AIM OF THE TASK - Retype, word for word, the lines from the first line of the entries through the line that holds "width=0.5, legend=False, ax=ax, saturation=1)"; leave out the pictures.

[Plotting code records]
+---+

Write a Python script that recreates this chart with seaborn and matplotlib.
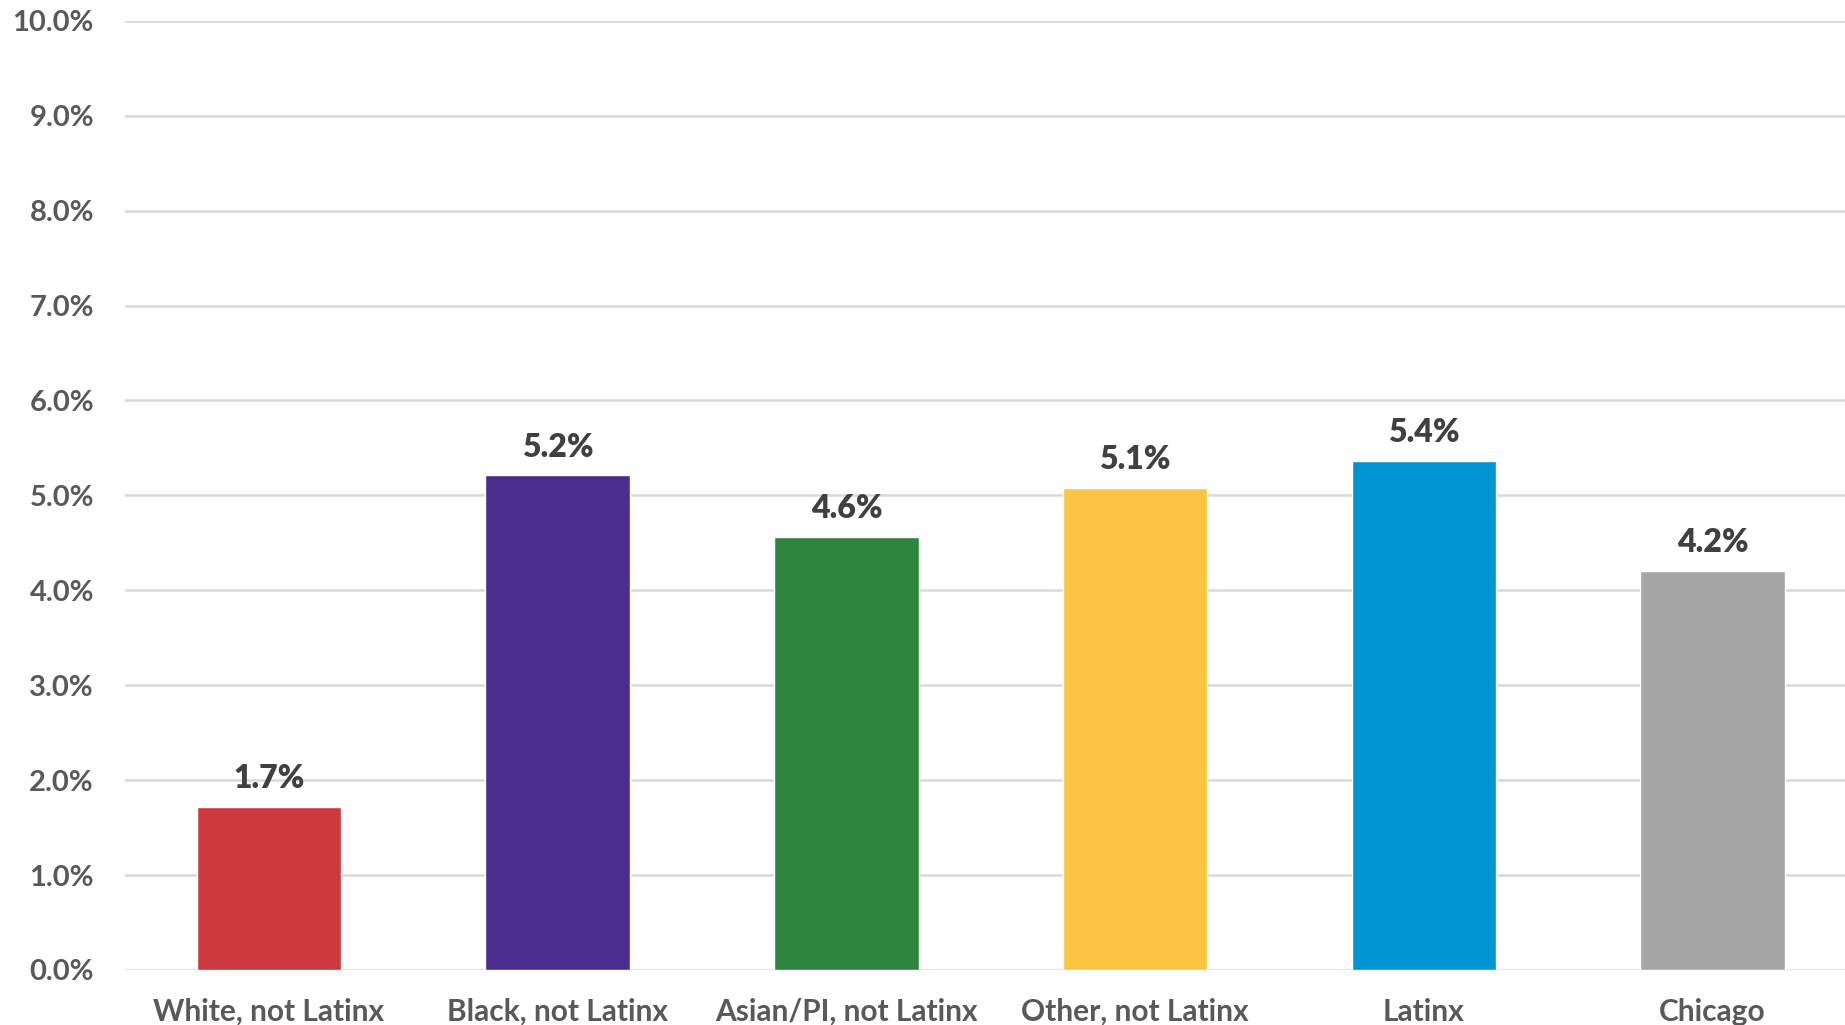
import matplotlib
matplotlib.use("Agg")
import matplotlib.pyplot as plt
import seaborn as sns
import pandas as pd
from matplotlib.ticker import PercentFormatter

# data (percent)
categories = ["White, not Latinx", "Black, not Latinx", "Asian/PI, not Latinx",
              "Other, not Latinx", "Latinx", "Chicago"]
values = [1.72, 5.21, 4.56, 5.08, 5.36, 4.20]
colors = ["#CC3A40", "#4B2C8F", "#2E8540", "#FBC543", "#0093D2", "#A6A6A6"]

df = pd.DataFrame({"group": categories, "pct": values})

sns.set_style("white")
plt.rcParams["font.family"] = ["Lato", "DejaVu Sans"]

fig = plt.figure(figsize=(18.45, 10.25), dpi=100)
# plot area runs slightly past the right edge, as in the reference
ax = fig.add_axes([0.0675, 0.0537, 0.939, 0.926])

sns.barplot(data=df, x="group", y="pct", hue="group", palette=colors,
            width=0.5, legend=False, ax=ax, saturation=1)

ax.set_ylim(0, 10)
ax.set_xlim(-0.5, len(categories) - 0.5)
ax.set_yticks(range(0, 11))
ax.yaxis.set_major_formatter(PercentFormatter(decimals=1))
ax.grid(axis="y", color="#D9D9D9", linewidth=1.8)
ax.set_axisbelow(True)
for s in ax.spines.values():
    s.set_visible(False)
ax.set_xlabel("")
ax.set_ylabel("")
ax.tick_params(axis="y", length=0, pad=22, labelsize=21, labelcolor="#595959")
ax.tick_params(axis="x", length=0, pad=20, labelsize=21.5, labelcolor="#595959")
for lab in ax.get_yticklabels() + ax.get_xticklabels():
    lab.set_fontweight("bold")

# value labels above bars
for cont in ax.containers:
    ax.bar_label(cont, fmt="%.1f%%", padding=10, fontsize=23, fontweight="heavy",
                 color="#404040")

fig.savefig("out.png", dpi=100)
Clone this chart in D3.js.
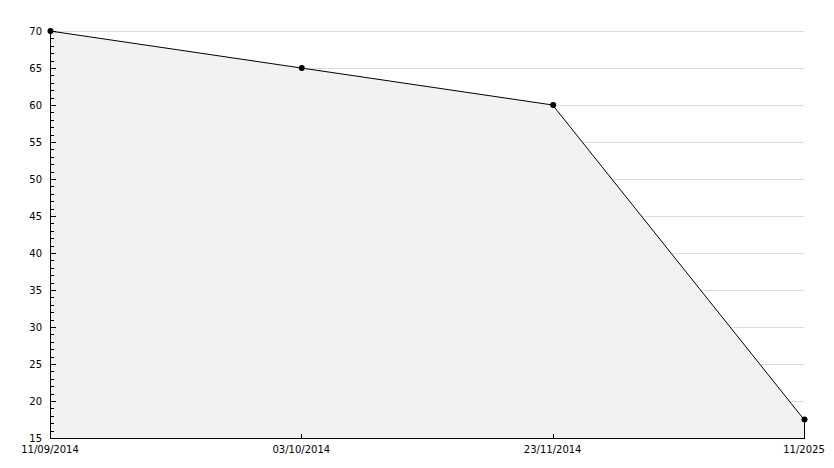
<!DOCTYPE html>
<html>
<head>
<meta charset="utf-8">
<script src="https://cdn.jsdelivr.net/npm/d3@7"></script>
<style>
  body { margin: 0; background: #fff; }
  text { font-family: "DejaVu Sans", sans-serif; font-size: 10px; fill: #000; }
</style>
</head>
<body>
<svg id="chart" width="834" height="468"></svg>
<script>
var width = 834, height = 468

var dates = ["11/09/2014", "03/10/2014", "23/11/2014", "11/2025"]
var values = [70, 65, 60, 17.5]
var yTicks = [15, 20, 25, 30, 35, 40, 45, 50, 55, 60, 65, 70]

var plotLeft = 50, plotRight = 804, plotTop = 31, plotBottom = 438

var data = dates.map((d, i) => ({date: d, value: values[i]}))

var x = d3.scalePoint().domain(dates).range([plotLeft, plotRight])
var y = d3.scaleLinear().domain([15, 70]).range([plotBottom, plotTop])

var svg = d3.select('#chart')

// grid
svg.append('g')
  .selectAll('line')
  .data(yTicks.filter(t => t > 15))
  .enter().append('line')
  .attr('x1', plotLeft).attr('x2', plotRight)
  .attr('y1', d => Math.round(y(d)) + 0.5)
  .attr('y2', d => Math.round(y(d)) + 0.5)
  .attr('stroke', '#dddddd')

// area
var area = d3.area()
  .x(d => x(d.date))
  .y0(y(15))
  .y1(d => y(d.value))

svg.append('path')
  .datum(data)
  .attr('d', area)
  .attr('fill', '#f2f2f2')
  .attr('stroke', 'none')

svg.append('path')
  .datum(data)
  .attr('d', d3.line().x(d => x(d.date)).y(d => y(d.value)))
  .attr('fill', 'none')
  .attr('stroke', '#000')

// right edge of area
var last = data[data.length - 1]
svg.append('line')
  .attr('x1', x(last.date) + 0.5).attr('x2', x(last.date) + 0.5)
  .attr('y1', y(last.value)).attr('y2', y(15))
  .attr('stroke', '#000')

// y axis
var minor = d3.range(15, 71, 1)
svg.append('g')
  .selectAll('line')
  .data(minor)
  .enter().append('line')
  .attr('x1', plotLeft)
  .attr('x2', d => d % 5 === 0 ? plotLeft + 6 : plotLeft + 4)
  .attr('y1', d => Math.round(y(d)) + 0.5)
  .attr('y2', d => Math.round(y(d)) + 0.5)
  .attr('stroke', '#000')

svg.append('line')
  .attr('x1', plotLeft + 0.5).attr('x2', plotLeft + 0.5)
  .attr('y1', plotTop).attr('y2', plotBottom)
  .attr('stroke', '#000')

svg.append('g')
  .selectAll('text')
  .data(yTicks)
  .enter().append('text')
  .attr('x', 42)
  .attr('y', d => y(d) + 4)
  .attr('text-anchor', 'end')
  .text(d => d)

// x axis
svg.append('line')
  .attr('x1', plotLeft).attr('x2', plotRight + 1)
  .attr('y1', plotBottom + 0.5).attr('y2', plotBottom + 0.5)
  .attr('stroke', '#000')

svg.append('g')
  .selectAll('line')
  .data(dates)
  .enter().append('line')
  .attr('x1', d => Math.round(x(d)) + 0.5)
  .attr('x2', d => Math.round(x(d)) + 0.5)
  .attr('y1', plotBottom - 4).attr('y2', plotBottom)
  .attr('stroke', '#000')

svg.append('g')
  .selectAll('text')
  .data(dates)
  .enter().append('text')
  .attr('x', d => x(d))
  .attr('y', plotBottom + 15)
  .attr('text-anchor', 'middle')
  .text(d => d)

// markers
svg.append('g')
  .selectAll('circle')
  .data(data)
  .enter().append('circle')
  .attr('cx', d => x(d.date) + 0.5)
  .attr('cy', d => y(d.value))
  .attr('r', 3)
  .attr('fill', '#000')
</script>
</body>
</html>
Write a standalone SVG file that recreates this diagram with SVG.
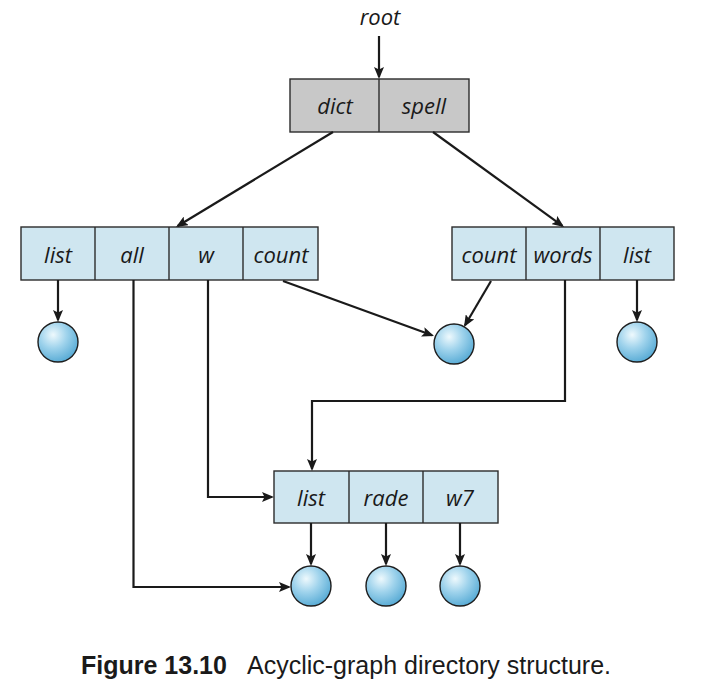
<svg xmlns="http://www.w3.org/2000/svg" width="704" height="696" viewBox="0 0 704 696">
  <style>
    .cell { fill: #cfe6f0; stroke: #2b2b2b; stroke-width: 1.4; }
    .cell-root { fill: #c8c8c8; stroke: #2b2b2b; stroke-width: 1.4; }
    .div { stroke: #2b2b2b; stroke-width: 1.4; }
    .lbl { font-family: "Open Sans", "Liberation Sans", sans-serif; font-style: italic; font-size: 22px; fill: #1a1a1a; text-anchor: middle; }
    .file { fill: url(#ball); stroke: #1e1e1e; stroke-width: 1.4; }
    .edge { fill: none; stroke: #1a1a1a; stroke-width: 2.2; marker-end: url(#arrow); }
    .cap { font-family: "Liberation Sans", Arial, sans-serif; font-size: 25px; fill: #1a1a1a; }
  </style>
  <defs>
    <radialGradient id="ball" cx="0.38" cy="0.32" r="0.75">
      <stop offset="0" stop-color="#eef9fd"/>
      <stop offset="0.45" stop-color="#9fd3ec"/>
      <stop offset="1" stop-color="#4fa6d2"/>
    </radialGradient>
    <marker id="arrow" viewBox="0 0 12 10" refX="10" refY="5" markerWidth="12" markerHeight="10" markerUnits="userSpaceOnUse" orient="auto">
      <path d="M0,0 L12,5 L0,10 L2.5,5 z" fill="#1a1a1a"/>
    </marker>
  </defs>

  <!-- root label -->
  <g id="root-label">
    <text class="lbl" x="380" y="25">root</text>
  </g>

  <!-- root directory -->
  <g id="dir-root">
    <rect class="cell-root" x="290" y="79" width="179" height="53"/>
    <line class="div" x1="379" y1="79" x2="379" y2="132"/>
    <text class="lbl" x="335" y="114">dict</text>
    <text class="lbl" x="424" y="114">spell</text>
  </g>

  <!-- dict directory -->
  <g id="dir-dict">
    <rect class="cell" x="21" y="227" width="297" height="53"/>
    <line class="div" x1="95" y1="227" x2="95" y2="280"/>
    <line class="div" x1="169" y1="227" x2="169" y2="280"/>
    <line class="div" x1="243" y1="227" x2="243" y2="280"/>
    <text class="lbl" x="58" y="263">list</text>
    <text class="lbl" x="132" y="263">all</text>
    <text class="lbl" x="206" y="263">w</text>
    <text class="lbl" x="281" y="263">count</text>
  </g>

  <!-- spell directory -->
  <g id="dir-spell">
    <rect class="cell" x="452" y="227" width="222" height="53"/>
    <line class="div" x1="526" y1="227" x2="526" y2="280"/>
    <line class="div" x1="600" y1="227" x2="600" y2="280"/>
    <text class="lbl" x="489" y="263">count</text>
    <text class="lbl" x="563" y="263">words</text>
    <text class="lbl" x="637" y="263">list</text>
  </g>

  <!-- shared directory -->
  <g id="dir-shared">
    <rect class="cell" x="274" y="471" width="224" height="52"/>
    <line class="div" x1="349" y1="471" x2="349" y2="523"/>
    <line class="div" x1="423" y1="471" x2="423" y2="523"/>
    <text class="lbl" x="311" y="506">list</text>
    <text class="lbl" x="386" y="506">rade</text>
    <text class="lbl" x="460" y="506">w7</text>
  </g>

  <!-- files -->
  <g id="file-dict-list"><circle class="file" cx="58" cy="342" r="20"/></g>
  <g id="file-count"><circle class="file" cx="454" cy="344" r="20"/></g>
  <g id="file-spell-list"><circle class="file" cx="637" cy="342" r="20"/></g>
  <g id="file-list"><circle class="file" cx="311" cy="586" r="20"/></g>
  <g id="file-rade"><circle class="file" cx="386" cy="586" r="20"/></g>
  <g id="file-w7"><circle class="file" cx="460" cy="586" r="20"/></g>

  <!-- connectors -->
  <g id="connectors">
    <path class="edge" d="M379,36 L379,77"/>
    <path class="edge" d="M333,132 L177.7,226"/>
    <path class="edge" d="M433,132 L562.4,225.8"/>
    <path class="edge" d="M58,280 L58,320"/>
    <path class="edge" d="M637,280 L637,320"/>
    <path class="edge" d="M283,281 L432.1,335.3"/>
    <path class="edge" d="M491,281 L465,325.3"/>
    <path class="edge" d="M133.5,280 L133.5,587 L289,587"/>
    <path class="edge" d="M208,280 L208,497 L272,497"/>
    <path class="edge" d="M565,280 L565,401 L312,401 L312,469"/>
    <path class="edge" d="M311,523 L311,564"/>
    <path class="edge" d="M386,523 L386,564"/>
    <path class="edge" d="M460,523 L460,564"/>
  </g>

  <!-- caption -->
  <g id="caption">
    <text class="cap" x="81" y="674" font-weight="bold" font-size="24.5">Figure 13.10</text>
    <text class="cap" x="247" y="674">Acyclic-graph directory structure.</text>
  </g>
</svg>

+---+

PROBLEM SOLUTION -
Write a Python script that recreates this chart with seaborn and matplotlib.
import matplotlib
matplotlib.use("Agg")
import matplotlib.pyplot as plt
import seaborn as sns
import pandas as pd
from matplotlib.ticker import PercentFormatter

# data (percent)
categories = ["White, not Latinx", "Black, not Latinx", "Asian/PI, not Latinx",
              "Other, not Latinx", "Latinx", "Chicago"]
values = [1.72, 5.21, 4.56, 5.08, 5.36, 4.20]
colors = ["#CC3A40", "#4B2C8F", "#2E8540", "#FBC543", "#0093D2", "#A6A6A6"]

df = pd.DataFrame({"group": categories, "pct": values})

sns.set_style("white")
plt.rcParams["font.family"] = ["Lato", "DejaVu Sans"]

fig = plt.figure(figsize=(18.45, 10.25), dpi=100)
# plot area runs slightly past the right edge, as in the reference
ax = fig.add_axes([0.0675, 0.0537, 0.939, 0.926])

sns.barplot(data=df, x="group", y="pct", hue="group", palette=colors,
            width=0.5, legend=False, ax=ax, saturation=1)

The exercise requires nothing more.